Working from the data below, reproduce exactly the lines starting at the one that holds "Clone this chart in matplotlib." and ending at the one that holds "4.358, 4.348, 4.342]". Pictures are excluded.

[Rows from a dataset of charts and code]
===============
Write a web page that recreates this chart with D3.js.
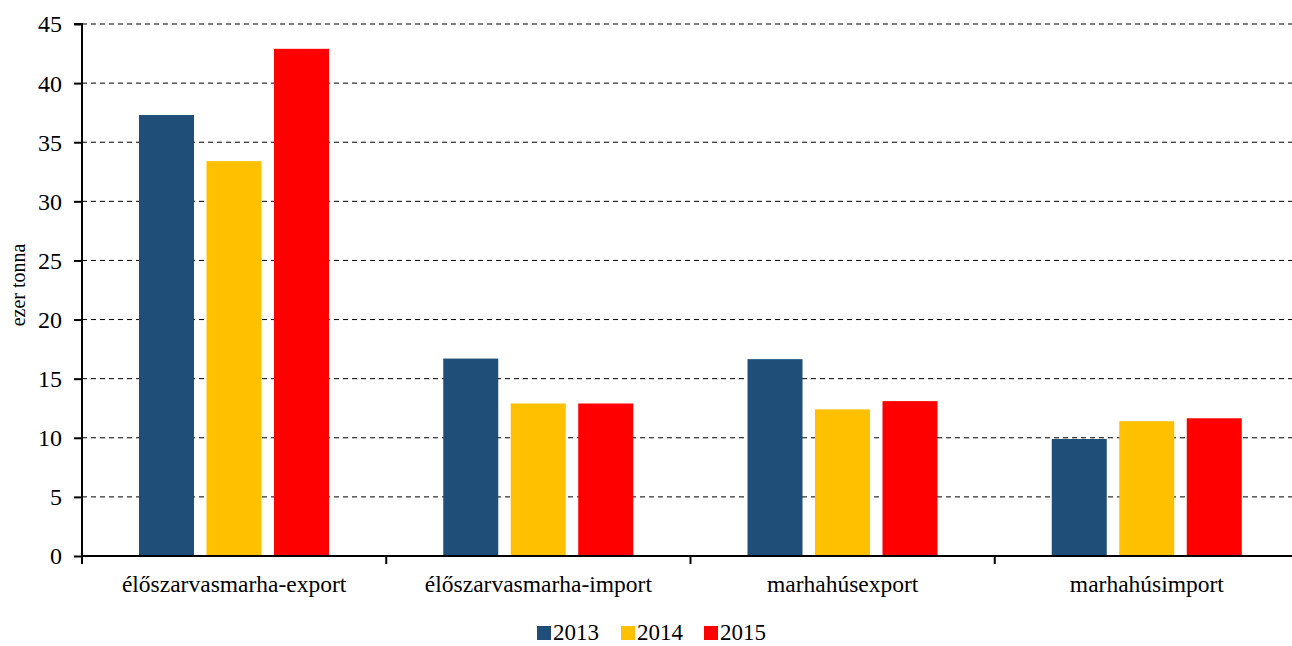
<!DOCTYPE html>
<html><head><meta charset="utf-8">
<script src="https://cdn.jsdelivr.net/npm/d3@7"></script>
<style>body{margin:0;background:#fff}svg{display:block}</style>
</head><body>
<svg id="c" width="1292" height="646"></svg>
<script>
const categories = ["élőszarvasmarha-export","élőszarvasmarha-import","marhahúsexport","marhahúsimport"];
const years = ["2013","2014","2015"];
const v2013 = [37.3, 16.7, 16.65, 9.9];
const v2014 = [33.4, 12.9, 12.4, 11.4];
const v2015 = [42.9, 12.9, 13.1, 11.65];
const colors = ["#1F4E79","#FFC000","#FF0000"];
const yTicks = [0,5,10,15,20,25,30,35,40,45];

const FONT = "'Liberation Serif', 'Times New Roman', 'DejaVu Serif', serif";
const series = [v2013, v2014, v2015];
const svg = d3.select("#c").style("font-family", FONT);
const L = 82, R = 1299, T = 24, B = 556;
const x0 = d3.scaleBand().domain(categories).range([L, R]).padding(0);
const x1 = d3.scaleBand().domain(years).range([57/304.25*x0.bandwidth(), 247/304.25*x0.bandwidth()]).paddingInner(0.185);
const y = d3.scaleLinear().domain([0,45]).range([B, T]);

// grid
svg.append("g").selectAll("line").data(yTicks.filter(d=>d>0)).join("line")
  .attr("x1", L).attr("x2", R).attr("y1", d=>y(d)).attr("y2", d=>y(d))
  .attr("stroke","#000").attr("stroke-width",1).attr("stroke-dasharray","5,4");

// bars
const g = svg.append("g");
categories.forEach((c,i)=>{
  years.forEach((yr,j)=>{
    g.append("rect").attr("x", x0(c)+x1(yr)).attr("width", x1.bandwidth())
      .attr("y", y(series[j][i])).attr("height", B - y(series[j][i]))
      .attr("fill", colors[j]);
  });
});

// y axis
const ya = d3.axisLeft(y).tickValues(yTicks).tickSize(8).tickPadding(12);
const yg = svg.append("g").attr("transform",`translate(${L},0)`).call(ya).attr("font-family", null).attr("font-size", null);
yg.select(".domain").attr("stroke","#000").attr("stroke-width",2).attr("d",`M-8,${T}H0V${B}`);
yg.selectAll(".tick line").attr("stroke","#000").attr("stroke-width",2);
yg.selectAll("text").style("font-family", FONT).style("font-size","24px").attr("dy","0.33em").attr("fill","#000");

// x axis
const xa = d3.axisBottom(x0).tickSize(0).tickPadding(19);
const xg = svg.append("g").attr("transform",`translate(0,${B})`).call(xa).attr("font-family", null).attr("font-size", null);
xg.select(".domain").attr("stroke","#000").attr("stroke-width",2).attr("d",`M${L},0H${R}`);
xg.selectAll("text").style("font-family", FONT).style("font-size","23.5px").attr("fill","#000");
const bounds = categories.map(c=>x0(c));
xg.selectAll(".bt").data(bounds).join("line").attr("class","bt")
  .attr("x1",d=>d).attr("x2",d=>d).attr("y1",0).attr("y2",8).attr("stroke","#000").attr("stroke-width",2);

// y title
svg.append("text").attr("transform",`translate(25,285) rotate(-90)`).attr("text-anchor","middle")
  .style("font-family", FONT).style("font-size","20px").text("ezer tonna");

// legend
const lg = svg.append("g");
const lx = [537, 621, 704];
years.forEach((yr,j)=>{
  lg.append("rect").attr("x",lx[j]).attr("y",626).attr("width",14).attr("height",14).attr("fill",colors[j]);
  lg.append("text").attr("x",lx[j]+16).attr("y",640).style("font-family", FONT).style("font-size","23px").text(yr);
});
</script>
</body></html>
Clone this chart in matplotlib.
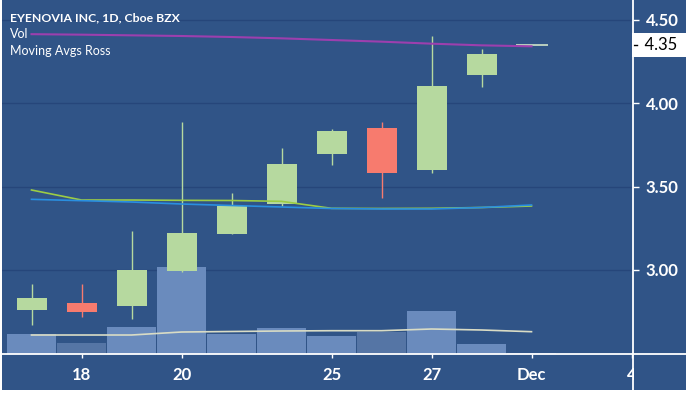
import matplotlib.pyplot as plt
from matplotlib.patches import Rectangle
from matplotlib.lines import Line2D

plt.rcParams['font.family'] = ['Lato', 'DejaVu Sans']

# Tagesdaten (Nov 15 .. Dec 2)
opens  = [2.760, 2.804, 2.786, 2.996, 3.216, 3.396, 3.696, 3.850, 3.600, 4.170, 4.350]
highs  = [2.914, 2.914, 3.234, 3.890, 3.460, 3.734, 3.846, 3.890, 4.404, 4.324, 4.350]
lows   = [2.670, 2.716, 2.704, 2.990, 3.216, 3.384, 3.630, 3.430, 3.580, 4.100, 4.350]
closes = [2.834, 2.750, 3.000, 3.220, 3.384, 3.636, 3.836, 3.580, 4.104, 4.296, 4.350]
volume = [733, 414, 979, 3200, 751, 942, 660, 817, 1576, 367, 48]  # Tsd. Stück
vol_ma = [696, 696, 696, 806, 825, 843, 854, 854, 916, 880, 817]

ma_green  = [3.480, 3.420, 3.420, 3.418, 3.417, 3.412, 3.370, 3.369, 3.370, 3.375, 3.384]
ma_blue   = [3.424, 3.416, 3.408, 3.396, 3.387, 3.378, 3.369, 3.366, 3.366, 3.375, 3.390]
ma_purple = [4.415, 4.412, 4.408, 4.404, 4.398, 4.390, 4.380, 4.370, 4.358, 4.348, 4.342]

tick_pos = [1, 3, 6, 8, 10, 12]
tick_lbl = ['18', '20', '25', '27', 'Dec', '4']
price_ticks = [3.00, 3.50, 4.00, 4.50]
last_price = 4.35

bg = '#305487'
grid_c = '#26467a'
up_c, down_c, flat_c = '#b6d99f', '#f77b6e', '#d0e4c8'
vol_up, vol_down = '#6a8bbd', '#5575a5'

W, H = 689, 395
fig = plt.figure(figsize=(W / 100, H / 100), dpi=100, facecolor='white')
fig.add_artist(Rectangle((2 / W, 5 / H), 684 / W, 390 / H, transform=fig.transFigure,
                         facecolor=bg, edgecolor='none', zorder=-1))

ax = fig.add_axes([2 / W, 41 / H, 631 / W, 354 / H])
axv = ax.twinx()
ax.set_zorder(axv.get_zorder() + 1)
ax.patch.set_visible(False)
axv.patch.set_visible(False)

x = list(range(len(opens)))

# Gitterlinien unter dem Volumen
for p in price_ticks:
    axv.add_line(Line2D([0, 1], [p, p], transform=ax.get_yaxis_transform(),
                        color=grid_c, lw=1, zorder=0))

# Volumen
vcols = [vol_down if c < o else vol_up for o, c in zip(opens, closes)]
axv.bar(x, volume, width=0.97, color=vcols, zorder=1)
axv.plot(x, vol_ma, color='#d9dcc5', lw=1.2, zorder=2)
axv.set_ylim(0, 12975)
axv.yaxis.set_visible(False)
for s in axv.spines.values():
    s.set_visible(False)

# Kerzen
for i in x:
    o, h, l, c = opens[i], highs[i], lows[i], closes[i]
    if c > o:
        col = up_c
    elif c < o:
        col = down_c
    else:
        col = flat_c
    ax.vlines(i, l, h, color=col, lw=1, zorder=2)
    if c == o:
        ax.hlines(c, i - 0.32, i + 0.32, color=col, lw=1.2, zorder=3)
    else:
        ax.bar(i, abs(c - o), bottom=min(o, c), width=0.6, color=col, zorder=3)

ax.plot(x, ma_green, color='#9ccc45', lw=1.2, zorder=4)
ax.plot(x, ma_blue, color='#2a8fe0', lw=1.2, zorder=4)
ax.plot(x, ma_purple, color='#9c3fae', lw=1.5, zorder=4)

ax.set_xlim(-0.59, 12.03)
ax.set_ylim(2.496, 4.620)
ax.set_yticks(price_ticks)
ax.set_yticklabels([f'{p:.2f}' for p in price_ticks])
ax.set_xticks(tick_pos)
ax.set_xticklabels(tick_lbl)
ax.yaxis.tick_right()
ax.tick_params(axis='y', length=4, width=1, color='white', labelcolor='white',
               labelsize=12, pad=5)
ax.tick_params(axis='x', length=3, width=1, color='white', labelcolor='white',
               labelsize=12, pad=6)
for lbl in ax.get_yticklabels() + ax.get_xticklabels():
    lbl.set_fontweight('bold')
for s in ax.spines.values():
    s.set_visible(False)

# Kursmarke
ax.annotate('  4.35  ', xy=(1, last_price), xycoords=ax.get_yaxis_transform(),
            xytext=(3, 0), textcoords='offset pixels', va='center', ha='left',
            color='black', fontsize=12, annotation_clip=False,
            bbox=dict(boxstyle='square,pad=0.25', fc='white', ec='none'))
ax.plot([1, 1 + 4 / 631], [last_price, last_price], transform=ax.get_yaxis_transform(),
        color='black', lw=1, clip_on=False, zorder=6)

# Legende oben links
fig.text(10 / W, 1 - 18 / H, 'EYENOVIA INC, 1D, Cboe BZX', color='white',
         fontsize=8.8, fontweight='bold', va='center')
fig.text(10 / W, 1 - 34 / H, 'Vol', color='white', fontsize=9, va='center')
fig.text(10 / W, 1 - 51 / H, 'Moving Avgs Ross', color='white', fontsize=9, va='center')

# Rahmen der Skalen
fig.add_artist(Rectangle((634 / W, 5 / H), 52 / W, 35 / H, transform=fig.transFigure,
                         facecolor=bg, edgecolor='none', zorder=5))
fig.add_artist(Line2D([633 / W, 633 / W], [5 / H, 1], transform=fig.transFigure,
                      color='white', lw=1.3, zorder=6))
fig.add_artist(Line2D([2 / W, 686 / W], [41 / H, 41 / H], transform=fig.transFigure,
                      color='white', lw=1.3, zorder=6))

fig.savefig('out.png', dpi=100, facecolor=fig.get_facecolor())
===============
→ **Solution**:
Clone this chart in matplotlib.
import matplotlib.pyplot as plt
from matplotlib.patches import Rectangle
from matplotlib.lines import Line2D

plt.rcParams['font.family'] = ['Lato', 'DejaVu Sans']

# Tagesdaten (Nov 15 .. Dec 2)
opens  = [2.760, 2.804, 2.786, 2.996, 3.216, 3.396, 3.696, 3.850, 3.600, 4.170, 4.350]
highs  = [2.914, 2.914, 3.234, 3.890, 3.460, 3.734, 3.846, 3.890, 4.404, 4.324, 4.350]
lows   = [2.670, 2.716, 2.704, 2.990, 3.216, 3.384, 3.630, 3.430, 3.580, 4.100, 4.350]
closes = [2.834, 2.750, 3.000, 3.220, 3.384, 3.636, 3.836, 3.580, 4.104, 4.296, 4.350]
volume = [733, 414, 979, 3200, 751, 942, 660, 817, 1576, 367, 48]  # Tsd. Stück
vol_ma = [696, 696, 696, 806, 825, 843, 854, 854, 916, 880, 817]

ma_green  = [3.480, 3.420, 3.420, 3.418, 3.417, 3.412, 3.370, 3.369, 3.370, 3.375, 3.384]
ma_blue   = [3.424, 3.416, 3.408, 3.396, 3.387, 3.378, 3.369, 3.366, 3.366, 3.375, 3.390]
ma_purple = [4.415, 4.412, 4.408, 4.404, 4.398, 4.390, 4.380, 4.370, 4.358, 4.348, 4.342]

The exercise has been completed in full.